«HISTORIA DE NAVIDAD: EL DÍA QUE SANTA CLAUS ENCONTRÓ SU FINAL EN EL ESTADIO»

LA MUERTE DE SANTA CLAUS

Por Miguel Ángel Chinchilla

Tremenda trifulca se armó en las graderías populares del estadio: las barras contrarias, cada una vociferando sus consignas, se enfrentaron rabiosas, mentándose la madre y queriendo sacarse la fresa con lo que cada quien tenía a la mano.

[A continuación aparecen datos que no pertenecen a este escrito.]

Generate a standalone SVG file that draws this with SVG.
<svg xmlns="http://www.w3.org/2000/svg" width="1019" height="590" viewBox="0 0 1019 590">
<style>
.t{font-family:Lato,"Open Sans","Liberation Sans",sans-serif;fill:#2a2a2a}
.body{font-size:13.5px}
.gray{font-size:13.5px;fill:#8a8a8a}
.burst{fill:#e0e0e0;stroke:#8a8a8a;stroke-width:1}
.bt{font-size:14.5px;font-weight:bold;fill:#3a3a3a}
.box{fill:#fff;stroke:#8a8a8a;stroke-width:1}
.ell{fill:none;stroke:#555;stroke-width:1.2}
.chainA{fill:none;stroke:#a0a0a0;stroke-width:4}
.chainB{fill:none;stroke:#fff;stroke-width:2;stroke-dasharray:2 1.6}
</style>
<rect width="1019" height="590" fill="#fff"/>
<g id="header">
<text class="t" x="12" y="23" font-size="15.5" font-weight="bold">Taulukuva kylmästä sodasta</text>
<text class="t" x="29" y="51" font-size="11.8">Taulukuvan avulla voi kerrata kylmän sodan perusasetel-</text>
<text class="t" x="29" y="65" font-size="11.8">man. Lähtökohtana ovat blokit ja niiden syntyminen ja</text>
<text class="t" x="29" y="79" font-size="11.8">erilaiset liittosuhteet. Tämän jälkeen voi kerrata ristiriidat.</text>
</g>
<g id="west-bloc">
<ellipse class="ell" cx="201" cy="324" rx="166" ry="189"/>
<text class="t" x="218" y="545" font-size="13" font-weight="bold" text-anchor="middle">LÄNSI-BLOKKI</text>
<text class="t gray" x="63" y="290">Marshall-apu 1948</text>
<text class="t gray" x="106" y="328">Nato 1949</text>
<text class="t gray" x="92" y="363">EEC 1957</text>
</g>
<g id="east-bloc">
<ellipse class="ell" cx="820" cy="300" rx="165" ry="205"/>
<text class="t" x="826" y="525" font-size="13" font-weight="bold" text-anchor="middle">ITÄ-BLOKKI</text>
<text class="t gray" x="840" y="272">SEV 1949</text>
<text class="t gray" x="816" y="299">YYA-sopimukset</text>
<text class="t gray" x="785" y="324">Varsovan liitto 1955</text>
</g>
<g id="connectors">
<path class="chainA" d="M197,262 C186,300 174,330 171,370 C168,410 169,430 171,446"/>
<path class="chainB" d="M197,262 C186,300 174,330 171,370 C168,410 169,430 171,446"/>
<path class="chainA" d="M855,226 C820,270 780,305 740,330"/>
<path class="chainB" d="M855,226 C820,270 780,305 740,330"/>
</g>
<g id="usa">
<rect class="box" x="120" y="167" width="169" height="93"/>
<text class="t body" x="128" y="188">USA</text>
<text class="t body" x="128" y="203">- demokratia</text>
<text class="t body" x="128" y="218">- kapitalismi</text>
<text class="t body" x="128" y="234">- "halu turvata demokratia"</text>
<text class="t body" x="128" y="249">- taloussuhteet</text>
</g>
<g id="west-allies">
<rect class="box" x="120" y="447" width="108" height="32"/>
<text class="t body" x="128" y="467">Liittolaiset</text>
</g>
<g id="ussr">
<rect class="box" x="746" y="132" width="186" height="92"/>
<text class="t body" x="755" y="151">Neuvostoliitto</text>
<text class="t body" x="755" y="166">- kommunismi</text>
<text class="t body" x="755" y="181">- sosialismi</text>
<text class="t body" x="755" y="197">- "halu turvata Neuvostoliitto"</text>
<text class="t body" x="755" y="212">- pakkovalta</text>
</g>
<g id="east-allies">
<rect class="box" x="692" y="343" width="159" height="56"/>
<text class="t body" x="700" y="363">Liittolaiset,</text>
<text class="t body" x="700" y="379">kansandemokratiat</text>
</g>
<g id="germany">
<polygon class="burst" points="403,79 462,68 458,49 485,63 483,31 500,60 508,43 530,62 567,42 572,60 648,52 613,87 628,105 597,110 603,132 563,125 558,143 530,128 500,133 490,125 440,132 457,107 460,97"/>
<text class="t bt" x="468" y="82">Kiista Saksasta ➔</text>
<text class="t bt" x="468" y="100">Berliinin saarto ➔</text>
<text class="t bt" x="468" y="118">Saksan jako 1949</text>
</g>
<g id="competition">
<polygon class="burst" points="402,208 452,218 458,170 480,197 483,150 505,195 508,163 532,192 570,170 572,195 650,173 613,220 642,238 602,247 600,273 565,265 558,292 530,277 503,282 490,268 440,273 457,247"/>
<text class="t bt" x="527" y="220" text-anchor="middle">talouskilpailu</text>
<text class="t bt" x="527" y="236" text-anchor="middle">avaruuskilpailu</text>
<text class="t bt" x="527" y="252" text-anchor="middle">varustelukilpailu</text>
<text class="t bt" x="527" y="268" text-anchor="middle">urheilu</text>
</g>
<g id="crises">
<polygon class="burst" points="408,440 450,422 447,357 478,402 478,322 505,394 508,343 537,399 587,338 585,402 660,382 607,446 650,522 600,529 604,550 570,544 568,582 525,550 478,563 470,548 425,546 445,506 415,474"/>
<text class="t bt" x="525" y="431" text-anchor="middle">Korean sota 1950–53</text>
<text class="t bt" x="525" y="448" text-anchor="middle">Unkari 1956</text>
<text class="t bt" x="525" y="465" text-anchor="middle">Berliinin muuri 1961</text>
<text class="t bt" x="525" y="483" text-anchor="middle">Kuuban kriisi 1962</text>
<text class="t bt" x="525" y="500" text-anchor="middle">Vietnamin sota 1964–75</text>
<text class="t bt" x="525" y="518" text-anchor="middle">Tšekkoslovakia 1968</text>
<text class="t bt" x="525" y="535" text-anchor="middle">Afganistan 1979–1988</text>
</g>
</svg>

Era el primitivismo supino, una bestialidad que disfrutaban más que el propio partido que acababa de concluir. La policía intervino rociando gas pimienta y repartiendo garrotazos con sus macanas a diestra y siniestra, pero aquella canalla, como un monstruo desatado, más se enardecía con la intervención de los cuilios, protegidos con sus cascos y escudos antimotines.

De pronto, se escuchó la detonación de un disparo y el cuerpo enorme y flácido del gordo Santa Claus rodó graderías abajo, ante la mirada atónita de aquellos energúmenos que, tal parecía, estaban esperando un desenlace con semejante colofón.

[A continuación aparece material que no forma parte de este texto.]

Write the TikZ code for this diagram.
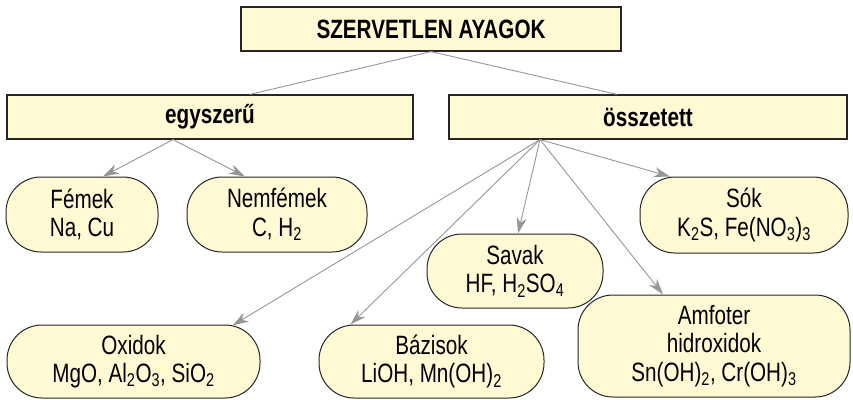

En ese instante aparecieron los camilleros socorristas, mientras los policías desenfundaban sus armas al escuchar las voces de la turba acusándolos de haber disparado contra Santa Claus. Un par de balazos al aire fueron suficientes para dispersar a la gente que, a pesar de la euforia, huyó despavorida.

Santa Claus pesaba alrededor de trescientas cincuenta libras y era uno de los animadores más bullangueros de su barra. Bebía cerveza como Pantagruel, y todo el partido se lo pasaba engullendo hot dogs, tortillas con carne de chucho y cualquier comida chatarra de la que venden en el estadio.

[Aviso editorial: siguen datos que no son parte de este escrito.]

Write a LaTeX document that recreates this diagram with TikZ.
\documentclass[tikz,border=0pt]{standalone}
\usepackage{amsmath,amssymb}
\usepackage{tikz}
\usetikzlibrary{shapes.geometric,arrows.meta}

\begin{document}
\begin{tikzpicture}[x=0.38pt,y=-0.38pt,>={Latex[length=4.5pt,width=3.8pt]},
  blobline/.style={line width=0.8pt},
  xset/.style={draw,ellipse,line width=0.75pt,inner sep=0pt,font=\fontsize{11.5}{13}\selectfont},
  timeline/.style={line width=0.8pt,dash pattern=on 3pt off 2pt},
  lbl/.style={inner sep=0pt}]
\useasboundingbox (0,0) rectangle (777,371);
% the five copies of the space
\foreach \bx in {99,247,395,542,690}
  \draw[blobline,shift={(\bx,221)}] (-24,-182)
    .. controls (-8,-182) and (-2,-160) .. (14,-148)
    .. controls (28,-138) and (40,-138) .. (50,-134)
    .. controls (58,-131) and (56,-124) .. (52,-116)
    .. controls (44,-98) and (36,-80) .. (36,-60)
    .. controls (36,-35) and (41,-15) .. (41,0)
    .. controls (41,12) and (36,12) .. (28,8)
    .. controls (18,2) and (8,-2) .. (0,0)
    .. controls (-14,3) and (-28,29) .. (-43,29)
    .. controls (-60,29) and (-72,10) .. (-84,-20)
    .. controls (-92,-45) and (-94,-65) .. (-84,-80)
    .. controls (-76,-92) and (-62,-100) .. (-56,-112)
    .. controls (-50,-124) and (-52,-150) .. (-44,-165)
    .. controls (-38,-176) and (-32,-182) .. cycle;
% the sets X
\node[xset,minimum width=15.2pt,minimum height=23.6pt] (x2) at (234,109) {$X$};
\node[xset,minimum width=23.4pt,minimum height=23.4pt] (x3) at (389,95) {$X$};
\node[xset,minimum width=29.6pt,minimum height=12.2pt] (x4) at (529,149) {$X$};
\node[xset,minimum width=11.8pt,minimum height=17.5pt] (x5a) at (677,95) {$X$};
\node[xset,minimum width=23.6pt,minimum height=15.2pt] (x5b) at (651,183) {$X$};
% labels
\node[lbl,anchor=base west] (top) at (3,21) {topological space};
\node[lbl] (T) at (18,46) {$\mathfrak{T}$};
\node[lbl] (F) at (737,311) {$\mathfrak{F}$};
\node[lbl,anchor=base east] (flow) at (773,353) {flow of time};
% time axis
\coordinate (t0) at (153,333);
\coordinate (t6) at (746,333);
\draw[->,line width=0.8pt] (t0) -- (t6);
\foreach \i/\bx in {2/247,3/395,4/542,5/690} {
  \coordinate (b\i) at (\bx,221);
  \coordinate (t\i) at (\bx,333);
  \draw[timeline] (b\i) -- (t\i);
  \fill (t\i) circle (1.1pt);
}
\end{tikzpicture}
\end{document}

Tenía un pick-up con el que hacía viajes al mercado central, adornado con calcomanías del Barza y fotos de Ronaldinho. Le decían Santa Claus desde que, en alguna Navidad, una tienda de juguetes lo había contratado para disfrazarlo como el famoso personaje nórdico, mientras sonaba un cencerro y él se carcajeaba sin ganas: jo, jo, jo.

Sin embargo, el papel de Santa Claus no le duró mucho, ya que un 23 de diciembre lo pescaron haciendo deshonestidades a una niñita de siete años, que, sentada en las piernas del gordo, le repetía entusiasmada su lista de juguetes, mientras el obeso asqueroso le tocaba su cosita a la muchachita, creyendo que la niña no lo acusaría.

En aquella ocasión estuvo procesado judicialmente, pero, como no existían pruebas suficientes para condenarlo, el juez de la causa lo sobreseyó.

Mas lo que nadie sabía —solo yo, y ahora ustedes— es que un tío por el lado materno de aquella niña, que actualmente es una preciosa adolescente, ingresó hace años a la academia de seguridad pública y se graduó como policía. Esa tarde de la trifulca en el estadio andaba de servicio como agente de la unidad de mantenimiento del orden público. Lo cual no quiere decir que haya sido él quien disparara contra Santa Claus, ya que el resultado de la autopsia decía que la bala que ultimó al gordo no correspondía con el equipo que usan los policías. Aunque también es de tomar en cuenta que el médico forense que practicó la necropsia era primo de la cuñada de dicho agente.

Es decir, a saber entonces quién disparó contra Santa Claus. La cosa fue que lo mataron en el estadio, y parte sin novedad.